The annual Christmas Bird Count is nearly finished for the season. Miguel managed to struggle out one early morning to peer rheumy-eyed into the pre-dawn chill and pencil some candidates for posterity onto a sheaf of lists - from the social (flycatcher) to the solitary (vireo), from the greater (pewee) to the least (sandpiper), from the rough-winged (swallow) to the silky (flycatcher), plain (startthroat) to elegant (trogon), gray-ish (saltator) to mottled (owl). I could go on. A grown man can sometimes feel a bit precious when reciting the names of birds - the yellow-bellied, rose-breasted, red-naped, green-tailed, violet-crowned, or even saying a word like "kiskadee." (I note that a kiskadee has no relation to a chickadee, nor will the one acknowledge or speak to the other.) "Buzzard" seems a manly word but not every bird is a buzzard, nor for all of that, is every buzzard a bird.


Nonetheless, in this age of data management and cheap digital storage they require to be counted, so off I went with Madame de Montaigne and two other volunteers to tabulate numbers of species and little fuzzy heads. At a time when wiser heads are chary of close association, the count in Alamos this year was largely curtailed to a few local areas. I volunteered to do one of the less populous and least scenic areas on the verges of town, figuring that the nicer walks would already be spoken for and that the head counter would appreciate having an additional purlieu in his final tally.

I had engaged my small party to walk up an arroyo known locally as Las Cabras, fully knowing that no one else would choose to go there. The birding is only fair, the arroyo itself a matter of navigating rock and sand where a quarter-mile can seem like a mile, not quite the same as a walk on the beach. It is also the arroyo that runs just below the municipal waste ponds. It goes without saying that the municipal infrastructure in Mexico, much like its impoverished, Spanish-speaking neighbor directly to the north, is not all that its founding fathers could wish. The air is redolent, nearly visible with various essences, the trickles of water along the bottom of the arroyo do not invite trespass. The birds seem to like it just fine but what do they know, presumably having nothing like a glass of Domaine Romanee-Conte '47 with which to compare it.

Four hours and about two miles later we were back at the truck.
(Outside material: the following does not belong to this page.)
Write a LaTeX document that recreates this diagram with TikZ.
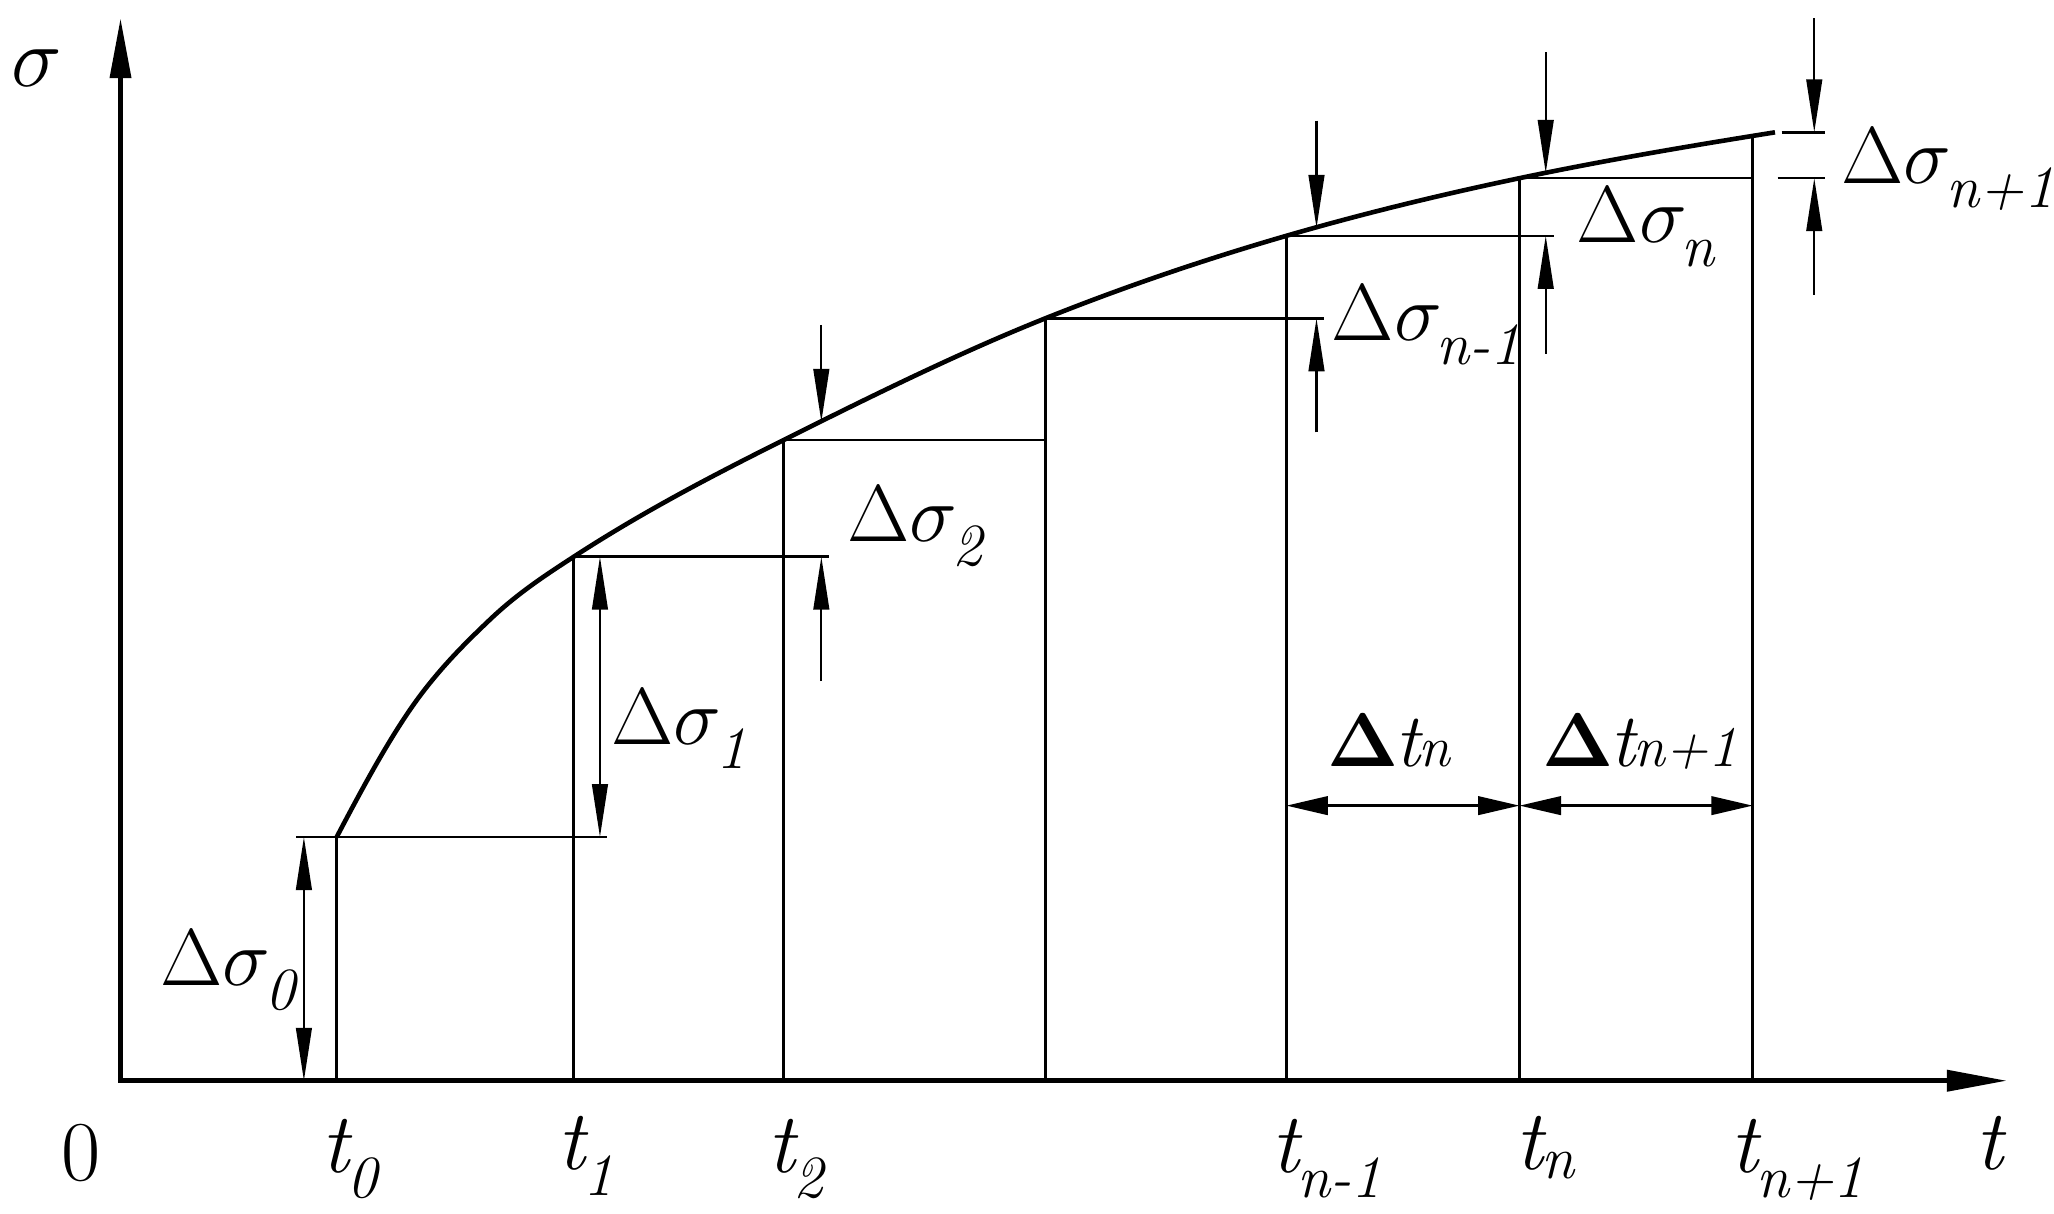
\RequirePackage{fix-cm}
\documentclass[tikz,border=0pt]{standalone}
\usetikzlibrary{arrows.meta}

\newcommand{\lbsub}[1]{\kern-0.06em\raisebox{-0.3em}{\fontsize{13}{14}\selectfont\itshape #1}}
\newcommand{\dsig}[1]{$\Delta\sigma$\lbsub{#1}}
\newcommand{\tsub}[1]{\textit{t}\lbsub{#1}}
\newcommand{\dtlab}[1]{$\mathbf{\Delta}$\kern-0.05em\textit{t}\kern-0.06em{\fontsize{12.5}{14}\selectfont\itshape #1}}

\begin{document}
\begin{tikzpicture}[x=0.01cm,y=-0.01cm,
  axis/.style={line width=1pt,-{Triangle[length=13pt,width=4.5pt]}},
  guide/.style={line width=0.55pt},
  curvestyle/.style={line width=1pt},
  dimarrow/.style={line width=0.5pt,-{Triangle[length=11.5pt,width=3.4pt]}},
  dimboth/.style={line width=0.5pt,{Triangle[length=11.5pt,width=3.4pt]}-{Triangle[length=11.5pt,width=3.4pt]}},
  dimt/.style={line width=0.6pt,{Triangle[length=9pt,width=4pt]}-{Triangle[length=9pt,width=4pt]}},
  lbl/.style={font=\fontsize{18.5}{20}\selectfont, inner sep=0pt},
  lblw/.style={lbl, anchor=base west},
  lbls/.style={lblw, font=\fontsize{17.5}{20}\selectfont},
  lblt/.style={lblw, font=\fontsize{16.5}{20}\selectfont}
]
\useasboundingbox (0,0) rectangle (1568,926);

% axes
\coordinate (O) at (92,825);
\coordinate (Ytop) at (92,14);
\coordinate (Xend) at (1532,825);
\draw[axis] (O) -- (Xend);
\draw[axis] (O) -- (Ytop);
\fill (90.3,823.3) rectangle (93.7,826.7);

% axis points
\coordinate (a0) at (257,825);
\coordinate (a1) at (438,825);
\coordinate (a2) at (598,825);
\coordinate (a3) at (798,825);
\coordinate (a4) at (982,825);
\coordinate (a5) at (1160,825);
\coordinate (a6) at (1338,825);

% curve points
\coordinate (c0) at (257,639);
\coordinate (q1) at (323,528);
\coordinate (q2) at (374,473);
\coordinate (c1) at (438,425);
\coordinate (c2) at (598,336);
\coordinate (c3) at (798,243);
\coordinate (c4) at (982,180);
\coordinate (c5) at (1160,136);
\coordinate (c6) at (1338,104);
\coordinate (cend) at (1355,101);

% curve
\draw[curvestyle] (c0)
  .. controls (279,597.2) and (301,556.6) .. (q1)
  .. controls (340,505.9) and (357,489.15) .. (q2)
  .. controls (395.33,452.73) and (416.67,438.87) .. (c1)
  .. controls (491.33,390.33) and (544.67,362.67) .. (c2)
  .. controls (664.67,302.67) and (731.33,269.67) .. (c3)
  .. controls (859.33,218.47) and (920.67,197.79) .. (c4)
  .. controls (1041.33,162.79) and (1100.67,148.46) .. (c5)
  .. controls (1225,122.35) and (1290,111.4) .. (cend);

% verticals
\draw[guide] (a0) -- (c0);
\draw[guide] (a1) -- (c1);
\draw[guide] (a2) -- (c2);
\draw[guide] (a3) -- (c3);
\draw[guide] (a4) -- (c4);
\draw[guide] (a5) -- (c5);
\draw[guide] (a6) -- (c6);

% horizontals
\coordinate (h0l) at (226,639);
\coordinate (h0r) at (463,639);
\draw[guide] (h0l) -- (h0r);
\coordinate (h1r) at (633,425);
\draw[guide] (c1) -- (h1r);
\coordinate (h2r) at (798,336);
\draw[guide] (c2) -- (h2r);
\coordinate (h3r) at (1011,243);
\draw[guide] (c3) -- (h3r);
\coordinate (h4r) at (1186,180);
\draw[guide] (c4) -- (h4r);
\coordinate (h5r) at (1338,136);
\draw[guide] (c5) -- (h5r);
\coordinate (k1l) at (1357,136);
\coordinate (k1r) at (1393,136);
\draw[guide] (k1l) -- (k1r);
\coordinate (k2l) at (1360,101);
\coordinate (k2r) at (1393,101);
\draw[guide] (k2l) -- (k2r);

% dimension arrows for sigma
\coordinate (d0t) at (232,639);
\coordinate (d0b) at (232,825);
\draw[dimboth] (d0t) -- (d0b);
\coordinate (d1t) at (458,425);
\coordinate (d1b) at (458,639);
\draw[dimboth] (d1t) -- (d1b);

\coordinate (d2s) at (627,248);
\coordinate (d2e) at (627,322);
\coordinate (d2u) at (627,520);
\coordinate (d2v) at (627,425);
\draw[dimarrow] (d2s) -- (d2e);
\draw[dimarrow] (d2u) -- (d2v);

\coordinate (d3s) at (1005,92);
\coordinate (d3e) at (1005,174);
\coordinate (d3u) at (1005,330);
\coordinate (d3v) at (1005,243);
\draw[dimarrow] (d3s) -- (d3e);
\draw[dimarrow] (d3u) -- (d3v);

\coordinate (d4s) at (1180,40);
\coordinate (d4e) at (1180,132);
\coordinate (d4u) at (1180,270);
\coordinate (d4v) at (1180,180);
\draw[dimarrow] (d4s) -- (d4e);
\draw[dimarrow] (d4u) -- (d4v);

\coordinate (d5s) at (1385,14);
\coordinate (d5e) at (1385,101);
\coordinate (d5u) at (1385,225);
\coordinate (d5v) at (1385,136);
\draw[dimarrow] (d5s) -- (d5e);
\draw[dimarrow] (d5u) -- (d5v);

% dimension arrows for t
\coordinate (t4) at (982,615);
\coordinate (t5) at (1160,615);
\coordinate (t6) at (1338,615);
\draw[dimt] (t4) -- (t5);
\draw[dimt] (t5) -- (t6);

% labels
\node[lbl] (lsig) at (28,52) {$\sigma$};
\node[lbl] (lzero) at (62,880) {0};
\node[lblw] (lt) at (1507,893) {\textit{t}};
\node[lblw] (lt0) at (245,895) {\tsub{0}};
\node[lblw] (lt1) at (425,893) {\tsub{1}};
\node[lblw] (lt2) at (585,895) {\tsub{2}};
\node[lblw] (ltn1) at (970,895) {\tsub{n-1}};
\node[lblw] (ltn) at (1156,893) {\textit{t}\kern-0.06em\raisebox{-0.1em}{\fontsize{13}{14}\selectfont\itshape n}};
\node[lblw] (ltnp) at (1320,895) {\tsub{n+1}};

\node[lbls] (ls0) at (122,752) {\dsig{0}};
\node[lbls] (ls1) at (466,568) {\dsig{1}};
\node[lbls] (ls2) at (646,413) {\dsig{2}};
\node[lbls] (lsn1) at (1016,260) {\dsig{n-1}};
\node[lbls] (lsn) at (1203,185) {\dsig{n}};
\node[lbls] (lsnp) at (1405,140) {\dsig{n+1}};

\node[lblt] (ldtn) at (1013,585) {\dtlab{n}};
\node[lblt] (ldtnp) at (1177,585) {\dtlab{n+1}};
\end{tikzpicture}
\end{document}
The birds were gone for the day, we needed some lunch and a rest, and we were done as well. We tallied 30 different species, a modest number but not bad for the arroyo we had walked. The fellow who organized the Alamos count sent me a jubilant email that evening - 40 species and a 14-mile hike up the mountain behind Uvalama. "Young people," chuckled Dave, my fellow bird counter.